Кате представлялось, что в главк привезут Оксану Финдееву и предъявят ей на опознание Владимира Галича. Ну и что? Что это даст? Гущин правильно сказал, что она уверена, что видела священника, потому что «сразу его узнала». С какого конца тут что-то доказывать? Проверять, где находился Галич 12 июня вечером? Видимо, этим они и займутся.
Но Катя ошиблась. Гущин занялся не только этим.
– Любопытный номерок, – объявил он, являясь в приемную откуда-то из недр уголовного розыска. – Тот, что отыскался у старушки в сумке.
– Проверили номер? – спросил следователь Жужин.
Они пошли в кабинет, Катю словно за ниточку потянуло за ними.
– Такого номера больше не существует. Там и АТС сейчас другая. – Гущин включил ноутбук, потом позвал молодого оперативника, что-то пошептал ему, и тот куда-то убежал с поручением.
– Значит, облом?
– Не совсем. Подняли старый адрес – это у нас в Железнодорожном было. А по номеру и по аналогичным номерам всплывают интересные учреждения: Академия радиационной и химической защиты, НИИ радиационной гигиены и НИИ радиационной медицины. Только вот в чем штука – академия-то в Костроме, Институт гигиены был в Ленинграде. Адрес подняли по нашему подмосковному Железнодорожному, а телефончик с 201 начинается, это один из номеров бывшего КГБ. – Гущин поднял трубку, набрал номер по внутренней связи.
– Непонятно, – сказала Катя.
– Мне самому непонятно и любопытно. Судя по всему, «шарашка». Сейчас узнаем подробности, звоню ребятам в Железнодорожный. – Гущин гаркнул в трубку: – Масленников, вечер добрый, как с адресом?
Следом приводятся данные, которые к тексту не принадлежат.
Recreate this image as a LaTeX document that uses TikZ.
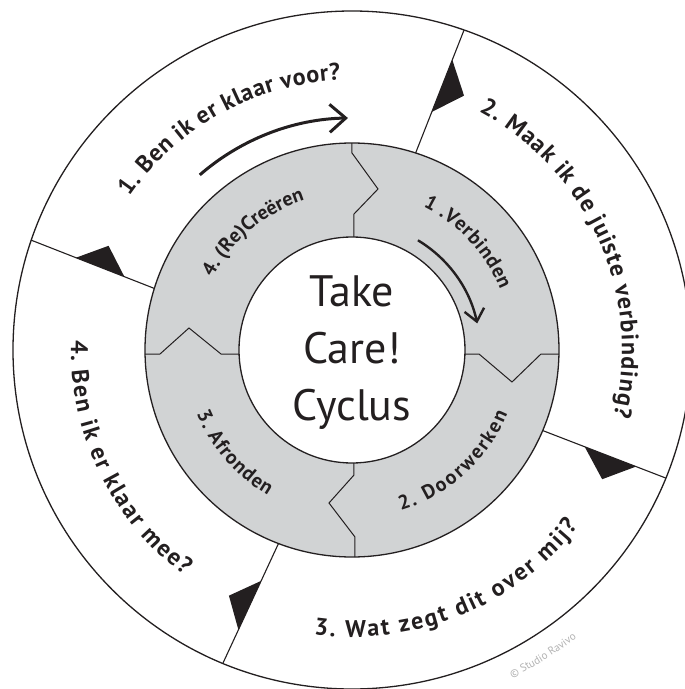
\documentclass[tikz,border=0pt]{standalone}
\usepackage{fontspec}
\setmainfont{PT Sans}
\usetikzlibrary{calc,arrows.meta,decorations.text}

\definecolor{ringgray}{RGB}{209,211,212}
\definecolor{inkblack}{RGB}{35,31,32}
% #1 = extra space in front of each letter
\newcommand\outerfont[1]{\bfseries\fontsize{24}{24}\selectfont\kern#1pt}
\newcommand\innerfont[1]{\bfseries\fontsize{20}{20}\selectfont\kern#1pt}

\begin{document}
\begin{tikzpicture} [
    x=1pt, y=1pt,
    circleline/.style = { draw=inkblack, line width=1.3pt },
    divider/.style    = { draw=inkblack, line width=1.1pt },
    flag/.style       = { fill=inkblack },
    zigzag/.style     = { draw=inkblack, line width=1pt },
    bigarrow/.style   = { draw=inkblack, line width=3pt,
                          -{Straight Barb[length=16pt,width=28pt]} },
    smallarrow/.style = { draw=inkblack, line width=2.4pt,
                          -{Straight Barb[length=12pt,width=20pt]} },
    outertext/.style 2 args = { decorate, decoration={text along path, text align=center,
                          text color=inkblack, text={|\outerfont{#1}|#2}} },
    innertext/.style 2 args = { decorate, decoration={text along path, text align=center,
                          text color=inkblack, text={|\innerfont{#1}|#2}} },
  ]

  \useasboundingbox (-352,-339) rectangle (333,350);

  % outer disc
  \coordinate (centre) at (0,0);
  \path [circleline, fill=white] (centre) circle[radius=339pt];

  % ends of the dividers
  \coordinate (in1)  at (72.1:207pt);
  \coordinate (out1) at (70.7:339pt);
  \coordinate (in2)  at (-22.9:207pt);
  \coordinate (out2) at (-22.2:339pt);
  \coordinate (in3)  at (-110.8:207pt);
  \coordinate (out3) at (-112.4:339pt);
  \coordinate (in4)  at (162.7:207pt);
  \coordinate (out4) at (161.1:339pt);

  % dividers and flags
  \path [divider] (in1) -- (out1);
  \path [divider] (in2) -- (out2);
  \path [divider] (in3) -- (out3);
  \path [divider] (in4) -- (out4);
  \fill [flag] ($(out1)!32pt!(in1)$) -- ($(out1)!88pt!(in1)$)
    -- ($(out1)!61pt!(in1)!24pt!90:(in1)$) -- cycle;
  \fill [flag] ($(out2)!32pt!(in2)$) -- ($(out2)!87pt!(in2)$)
    -- ($(out2)!59pt!(in2)!24pt!90:(in2)$) -- cycle;
  \fill [flag] ($(out3)!37pt!(in3)$) -- ($(out3)!91pt!(in3)$)
    -- ($(out3)!64pt!(in3)!23pt!90:(in3)$) -- cycle;
  \fill [flag] ($(out4)!48pt!(in4)$) -- ($(out4)!100pt!(in4)$)
    -- ($(out4)!74pt!(in4)!23pt!90:(in4)$) -- cycle;

  % grey ring with its joints
  \fill [ringgray, even odd rule] (centre) circle[radius=207pt]
    (centre) circle[radius=113pt];
  \path [zigzag] (0,207) -- (0,197) -- (26,161) -- (2,136) -- (2,113);
  \path [zigzag] (207,-4) -- (189,-4) -- (160,-32) -- (127,-4) -- (113,-4);
  \path [zigzag] (2,-113) -- (2,-125) -- (-23,-153) -- (3,-187) -- (3,-207);
  \path [zigzag] (-207,-4) -- (-192,-4) -- (-163,22) -- (-131,-4) -- (-113,-4);
  \path [circleline] (centre) circle[radius=207pt];
  \path [circleline, fill=white] (centre) circle[radius=113pt];

  \node [font=\fontsize{44}{57}\selectfont, align=center, text=inkblack]
    (title) at (0,-3) {Take\\Care!\\Cyclus};

  % questions on the outer ring
  \path [outertext={0.6}{1. Ben ik er klaar voor?}]
    (159:270pt) arc[start angle=159, end angle=79, radius=270pt];
  \path [outertext={1.1}{2. Maak ik de juiste verbinding?}]
    (74:270pt) arc[start angle=74, end angle=-26, radius=270pt];
  \path [outertext={2}{3. Wat zegt dit over mij?}]
    (-108:287pt) arc[start angle=-108, end angle=-28, radius=287pt];
  \path [outertext={1.7}{4. Ben ik er klaar mee?}]
    (165:281pt) arc[start angle=165, end angle=246, radius=281pt];

  % steps on the grey ring
  \path [innertext={0}{4. (Re)Creëren}]
    (170:157pt) arc[start angle=170, end angle=90, radius=157pt];
  \path [innertext={0.6}{1 .Verbinden}]
    (83:160pt) arc[start angle=83, end angle=3, radius=160pt];
  \path [innertext={2}{2. Doorwerken}]
    (-93:168pt) arc[start angle=-93, end angle=-3, radius=168pt];
  \path [innertext={1}{3. Afronden}]
    (176:168pt) arc[start angle=176, end angle=266, radius=168pt];

  % direction arrows
  \path [bigarrow] (131:232pt) arc[start angle=131, end angle=91, radius=232pt];
  \path [smallarrow] (59:128pt) arc[start angle=59, end angle=12, radius=128pt];

  % credit
  \path [decorate, decoration={text along path, text align=center, text color=gray!60,
    text={|\fontsize{11}{11}\selectfont|© Studio Ravivo}}]
    (-78:365pt) arc[start angle=-78, end angle=-38, radius=365pt];
\end{tikzpicture}
\end{document}
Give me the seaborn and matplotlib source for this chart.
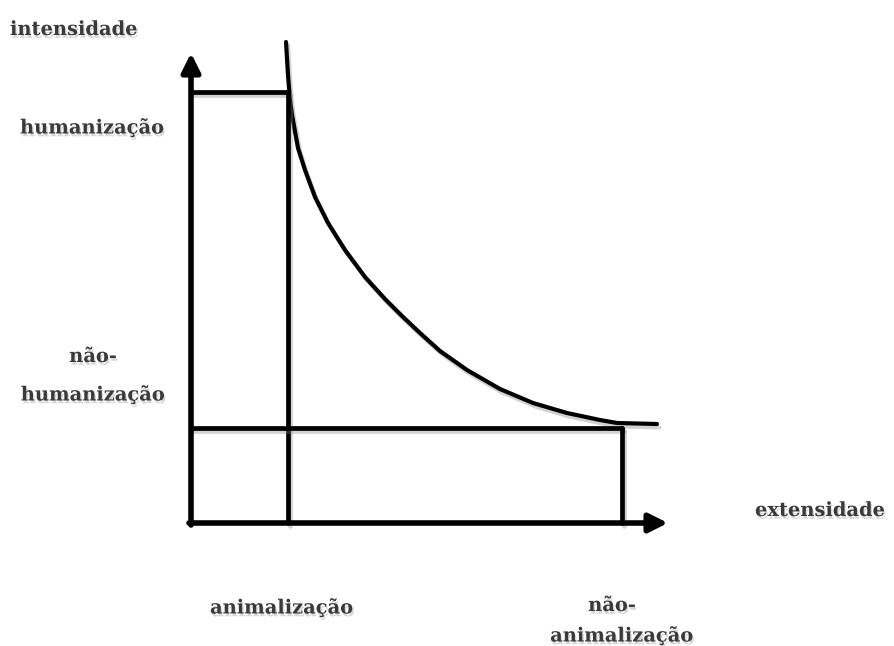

– Так нет теперь такого адреса, Федор Матвеевич! – гаркнула трубка молодецким рапортом. – Это ж возле плотины, а там лет пятнадцать уж как все сломали. Счистили и понастроили коммерческого жилья. Целый микрорайон теперь новый.
– А раньше что там было? Ты ведь местный сам.
– Да ничего – забор высоченный за колючей проволокой, елки там насажены кремлевские и бетонка, чуть подальше дачный поселок. А еще полигон военный, но это уже за плотиной.
– Ну а было-то что там, за забором?
– Объект.
– Какой объект?
– Секретный. С пропускным режимом.
– Спасибо, очень помог, – Гущин дал отбой и потер подбородок. – Так и есть – шарашка. Плотина в Железнодорожном… ах ты черт…
Он встал, походил по кабинету. Потом снова вышел в коридор. И вот его зычный голос уже где-то распоряжается.
– Чудит старикан, – усмехнулся Жужин.
– Вам бы в Новом Иордане так чудить два месяца назад, – не удержалась от колкости Катя. – Полковник Гущин в поиске.
В недрах розыска закипела какая-то новая суета, потом возник оперативник с папкой распотрошенных старых оперативно-разыскных дел. Затем басом доложили, что «снимки отсканированы».
Гущин вернулся довольный, и по его приглашению все прошли в малый зал для совещаний, потому что там на стене висела гигантская плазменная панель-экран.